In 2024, two Chinese gold miners were killed by Congolese army officers. The culprits were sentenced to death, a rare gesture that underscores the fragility and volatility of China’s position. Even within the army supposedly protecting them, Chinese nationals are targets. Yet, Beijing’s response wasn’t to back down. It was to double down –More military aid. More political influence. More silence purchased with billions.
The true horror lies in how systematic the plunder is
Take Tenke Fungurume—the crown jewel of cobalt mining. Once a U.S.-backed venture, it was quietly sold to China Molybdenum in the twilight of the Trump administration, backed by Chinese state loans. When the DRC tried to intervene—citing under-reported reserves and unpaid royalties—the company simply continued operations, banking on diplomatic pressure and the DRC’s weak regulatory capacity.
In reality, these “infrastructure-for-minerals” contracts have brought little to no benefit to the Congolese people. Roads go unfinished. Hospitals promised never open. All while billions in minerals are shipped east.
This is not partnership. It is extraction at the barrel of a gun.
Critics warn that China’s behaviour in the DRC is a blueprint for modern-day resource imperialism the one that uses contracts instead of conquests, but leaves devastation just the same. In South Kivu and North Kivu, violence has intensified as rebel groups like M23 reportedly backed by Rwanda, seize control of tourmaline, coltan, and gold-rich areas. Rubaya, one of the country’s largest coltan hubs, is now under threat. And behind every armed advance is a silent market, hungry for minerals, blind to blood.
The West, too, bears blame. U.S. disinterest created the vacuum China filled. Major American companies have avoided DRC minerals over human rights concerns that China does not share. Washington’s failure to prioritise Africa, and especially Congo, has allowed Beijing to walk in unchallenged and unchecked.

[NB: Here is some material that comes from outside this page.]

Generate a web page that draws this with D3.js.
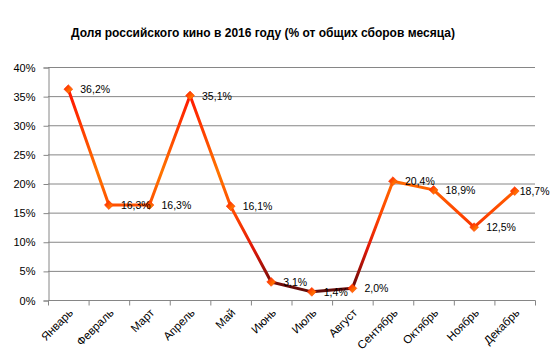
<!DOCTYPE html>
<html>
<head>
<meta charset="utf-8">
<script src="https://cdn.jsdelivr.net/npm/d3@7"></script>
<style>
  body { margin: 0; background: #fff; }
  text { font-family: "Liberation Sans", Arial, sans-serif; }
</style>
</head>
<body>
<div id="chart"></div>
<script>
const months = ["Январь", "Февраль", "Март", "Апрель", "Май", "Июнь", "Июль", "Август", "Сентябрь", "Октябрь", "Ноябрь", "Декабрь"];
const shares = [36.2, 16.3, 16.3, 35.1, 16.1, 3.1, 1.4, 2.0, 20.4, 18.9, 12.5, 18.7];
const yTicks = [0, 5, 10, 15, 20, 25, 30, 35, 40];
const title = "Доля российского кино в 2016 году (% от общих сборов месяца)";

const width = 555, height = 364;
const plotLeft = 48, plotRight = 535, plotTop = 67, plotBottom = 300;

const svg = d3.select("#chart").append("svg")
    .attr("width", width)
    .attr("height", height);

const x = d3.scaleBand().domain(months).range([plotLeft, plotRight]);
const y = d3.scaleLinear().domain([0, 40]).range([plotBottom, plotTop]);

const defs = svg.append("defs");
// vertical colour ramp of the line, as in the original
const grad = defs.append("linearGradient")
    .attr("id", "lineGrad")
    .attr("gradientUnits", "userSpaceOnUse")
    .attr("x1", 0).attr("x2", 0)
    .attr("y1", y(0)).attr("y2", y(40));
[[0, "#4a0c0c"], [0.08, "#7a0c08"], [0.22, "#e01808"], [0.36, "#ff4400"], [0.55, "#ff7400"], [0.72, "#ff4000"], [0.86, "#ff1c00"], [1, "#ff1000"]]
    .forEach(s => grad.append("stop").attr("offset", s[0]).attr("stop-color", s[1]));

const mGrad = defs.append("linearGradient")
    .attr("id", "markGrad")
    .attr("x1", 0).attr("y1", 0).attr("x2", 1).attr("y2", 1);
mGrad.append("stop").attr("offset", 0).attr("stop-color", "#ff1400");
mGrad.append("stop").attr("offset", 1).attr("stop-color", "#ffa000");

svg.append("text")
    .attr("x", 263).attr("y", 37)
    .attr("text-anchor", "middle")
    .attr("font-size", "12px")
    .attr("font-weight", "bold")
    .text(title);

// gridlines
svg.append("g").selectAll("line")
    .data(yTicks.slice(1))
    .join("line")
    .attr("x1", plotLeft).attr("x2", plotRight)
    .attr("y1", d => y(d) + 0.5).attr("y2", d => y(d) + 0.5)
    .attr("stroke", "#868686");

const yAxis = svg.append("g")
    .attr("transform", `translate(${plotLeft + 0.5},0.5)`)
    .call(d3.axisLeft(y).tickValues(yTicks).tickSize(5).tickPadding(8).tickFormat(d => d + "%"));
yAxis.select(".domain").attr("stroke", "#868686");
yAxis.selectAll(".tick line").attr("stroke", "#868686");
yAxis.selectAll("text").attr("font-size", "11px").attr("fill", "#000")
    .attr("font-family", "Liberation Sans, Arial, sans-serif");

const xAxis = svg.append("g")
    .attr("transform", `translate(0.5,${plotBottom + 0.5})`);
xAxis.append("line")
    .attr("x1", plotLeft).attr("x2", plotRight)
    .attr("stroke", "#868686");
xAxis.selectAll(".tk")
    .data(d3.range(months.length + 1))
    .join("line")
    .attr("x1", i => plotLeft + i * x.bandwidth())
    .attr("x2", i => plotLeft + i * x.bandwidth())
    .attr("y1", 0).attr("y2", 5)
    .attr("stroke", "#868686");
xAxis.selectAll(".lbl")
    .data(months)
    .join("text")
    .attr("transform", d => `translate(${x(d) + x.bandwidth() / 2 + 5},${13}) rotate(-45)`)
    .attr("text-anchor", "end")
    .attr("font-size", "11.5px")
    .attr("fill", "#000")
    .text(d => d);

const cx = d => x(d) + x.bandwidth() / 2;

const line = d3.line()
    .x((d, i) => cx(months[i]))
    .y(d => y(d));

svg.append("path")
    .datum(shares)
    .attr("fill", "none")
    .attr("stroke", "url(#lineGrad)")
    .attr("stroke-width", 3)
    .attr("stroke-linejoin", "round")
    .attr("d", line);

svg.append("g").selectAll("path")
    .data(shares)
    .join("path")
    .attr("d", d3.symbol(d3.symbolDiamond2, 50))
    .attr("transform", (d, i) => `translate(${cx(months[i])},${y(d)})`)
    .attr("fill", "url(#markGrad)")
    .attr("stroke", "#ff3000")
    .attr("stroke-width", 0.6);

// last label is pulled in so it fits inside the chart
svg.append("g").selectAll("text")
    .data(shares)
    .join("text")
    .attr("x", (d, i) => cx(months[i]) + (i === shares.length - 1 ? 5 : 12))
    .attr("y", d => y(d) + 4)
    .attr("font-size", "10.5px")
    .attr("fill", "#000")
    .text(d => d.toFixed(1).replace(".", ",") + "%");
</script>
</body>
</html>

Today, the DRC government faces an impossible choice: defy China and risk instability, or submit and watch the country’s wealth vanish. The people of the DRC know what’s at stake. In territories like Walungu, Shanje, and Numbi, they watch foreign trucks roll out with minerals while their children go hungry. They protest against MONUSCO, the U.N. peacekeeping mission, accusing it of standing guard over plunder. They demand change—but in a state captured by foreign interests, change is hard to come by.
There is still hope. In recent years, some provincial leaders have shown rare courage in calling out corruption. Activists continue to document abuses. Civil society has demanded transparency. But without international support, without real pressure on Beijing, and without enforcement of Congolese law, these efforts are a whisper in the storm.
This is not just a Congolese tragedy. It is a global disgrace.
The Democratic Republic of the Congo stands as a bleeding testament to what happens when diplomacy becomes a weapon of exploitation. Behind China’s polished rhetoric of “win-win cooperation” lies a devastating truth, a nation trapped in the jaws of a foreign superpower that sees people as collateral and the land as loot. Villages are displaced, rivers run toxic, and children work in the shadows of billion-dollar deals struck behind closed doors. This is not development it is a calculated erosion of sovereignty, dignity, and human rights. As the world watches in silence, the people of Congo pay the price for China’s insatiable appetite for power. And if unchecked, this model of neo-colonialism will not end in the Congo but it will spread like a blueprint for global control, built on the backs of the most vulnerable.
Until then, the mines of the Congo will keep fuelling the future—while burying a nation in its past.